My friends reaction was nice. She was totally on board with it, I told her my fears about how I’m worried my friends will think I am super boring and she said well then they are not your friends. She is right. We joked about fun bobby in friends.

I then realise our friendship is not based on boozy nights and drunken convo’s.  We both love the same stuff and have so much in common, we love cheesy shows and have many a time acted out sister act and pitch perfect, I mean I would do that sober.  We loves friends and sex in the city.  She is my cinema buddy.  She’s a mum like me. She just gets me. We don’t have all that when we are drunk, we have that sober.

Fear dissolved!

So that leaves these fears

  • Fear of people thinking I’m boring
    • Fear of losing friends – dissolved, I know my real friends will be there
    • Fear of it changing my marriage in a negative way – husband supporting me
    • Fear of being judgemental
    • Fear of failure

Fear of people thinking I’m boring

I’m not sure how to deal with this one, I suppose only time will tell.  The biggest factor I think about is dancing however I think I have got around it.  I love to dance.  I am well known with my friends to be the queen of pop.  I love all pop music, spice girls, Beyoncé, ABBA! I am the first on the dance floor.  I have this fear that I can only dance when I have had a drink.

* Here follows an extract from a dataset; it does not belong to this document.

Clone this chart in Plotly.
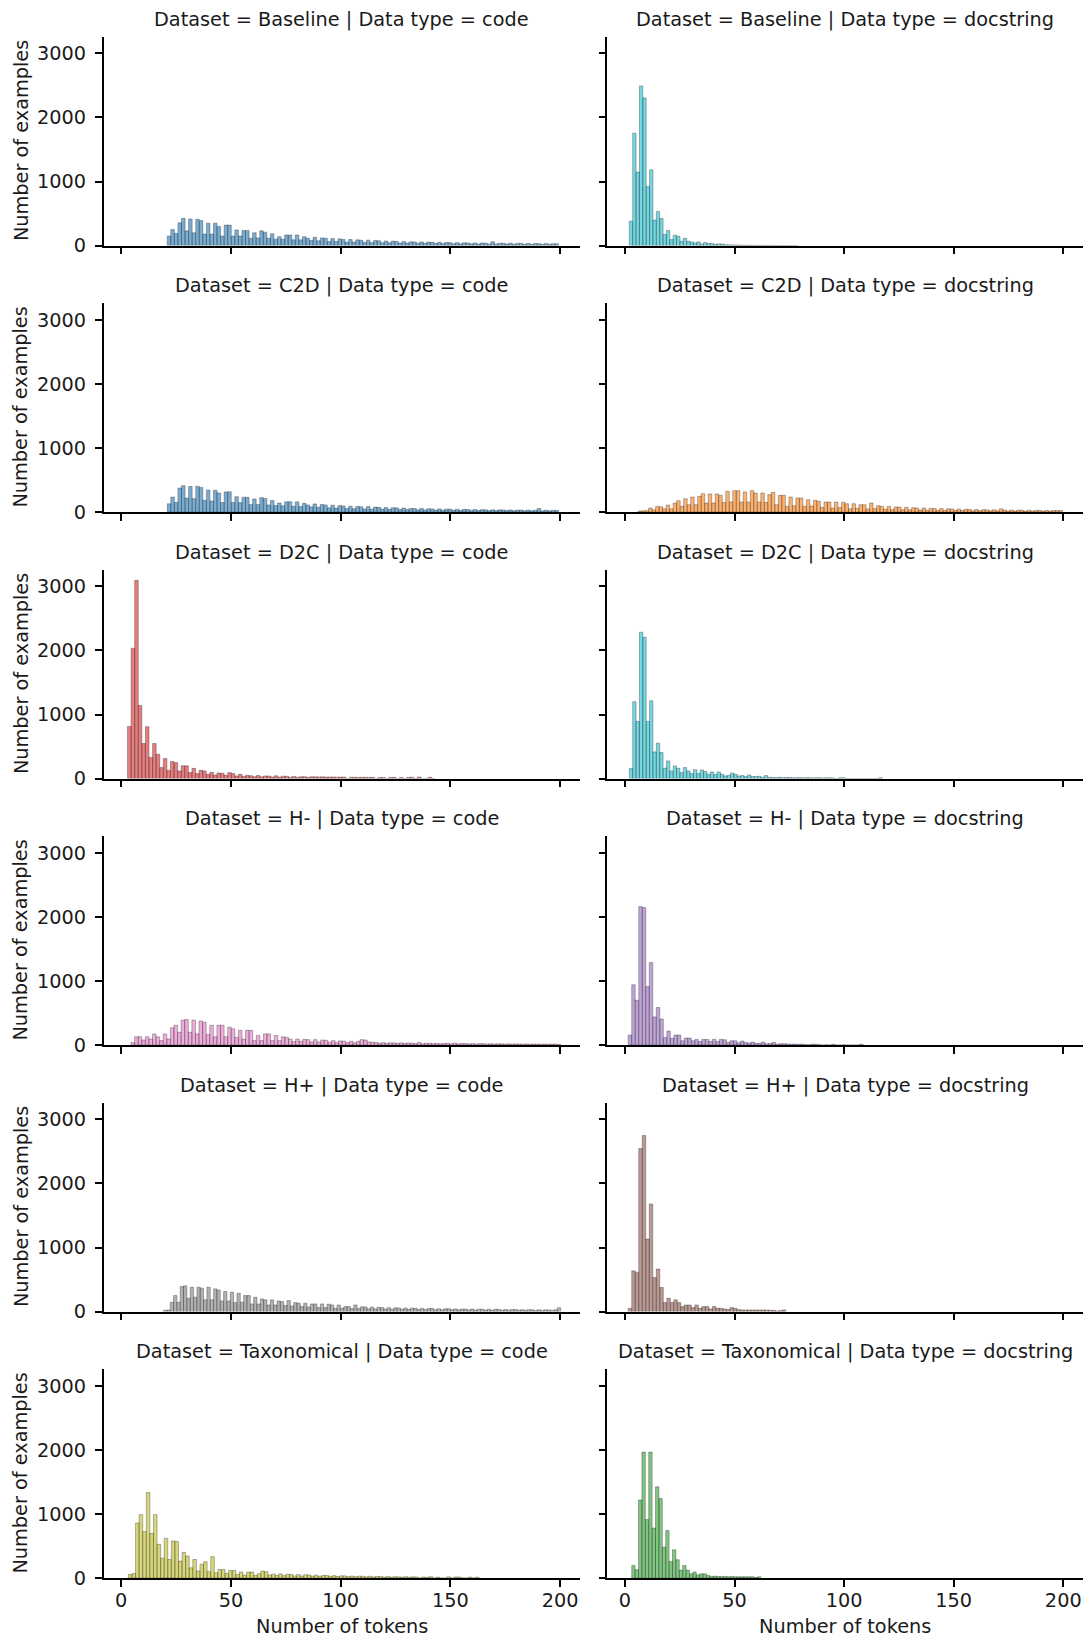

I recently held a party at my house.  A Christmas in July (although we did it in August), if you don’t know it’s something the ex-pats do here in Australia as July is the coldest month.  Me and my two friends were dancing on the balcony until 2.30am.  One of my friend’s boyfriend filmed the whole thing, we were dancing to baby got back.  Let’s just say I will happily not dance drunk again and think I would do a much better job sober.  I am going to keep the video as a reminder.

Yesterday I was dancing in the kitchen with my 8 year old daughter (sober) to a million dreams off the greatest showman soundtrack, she doesn’t think I am boring so that’s enough for me.  Fear dissolved.

Fear of being judgemental

When I told Our friends about me quitting alcohol and his first reaction as for me not to judge them when I drink I immediately thought, Oh is that what they think of me? It made me sad but the more I think about it the more I imagine it’s quite easy to judge. I judge people a little all the time, usually in my head and usually aimed towards smelly people on the train or people who swear at their kids in the street, really drunk people on the train (literally me)! So how will I stop myself being judgemental with this?

I don’t know.  Again only time will tell but I am determined not to be that ex drinker who makes people feel uncomfortable drinking, that way I really will lose friends!

Fears I have left

  • Fear of people thinking I’m boring – their problem
    • Fear of losing friends – dissolved, I know my real friends will be there
    • Fear of it changing my marriage in a negative way – husband supporting me
    • Fear of being judgemental – it’s just not going to happen
    • Fear of failure

Fear of Failure – a big one

I mean don’t we have this fear with every aspect of life.  I am going to use that fear to spur me on, keep me motivated.  If I do fail, so what!  I will just get back on the wagon.

Fears I have left.

None.

No excuses now, I’m doing it.  I just keep looking at my pro’s list, I am expected major changes ha-ha I hope I’m not disappointed.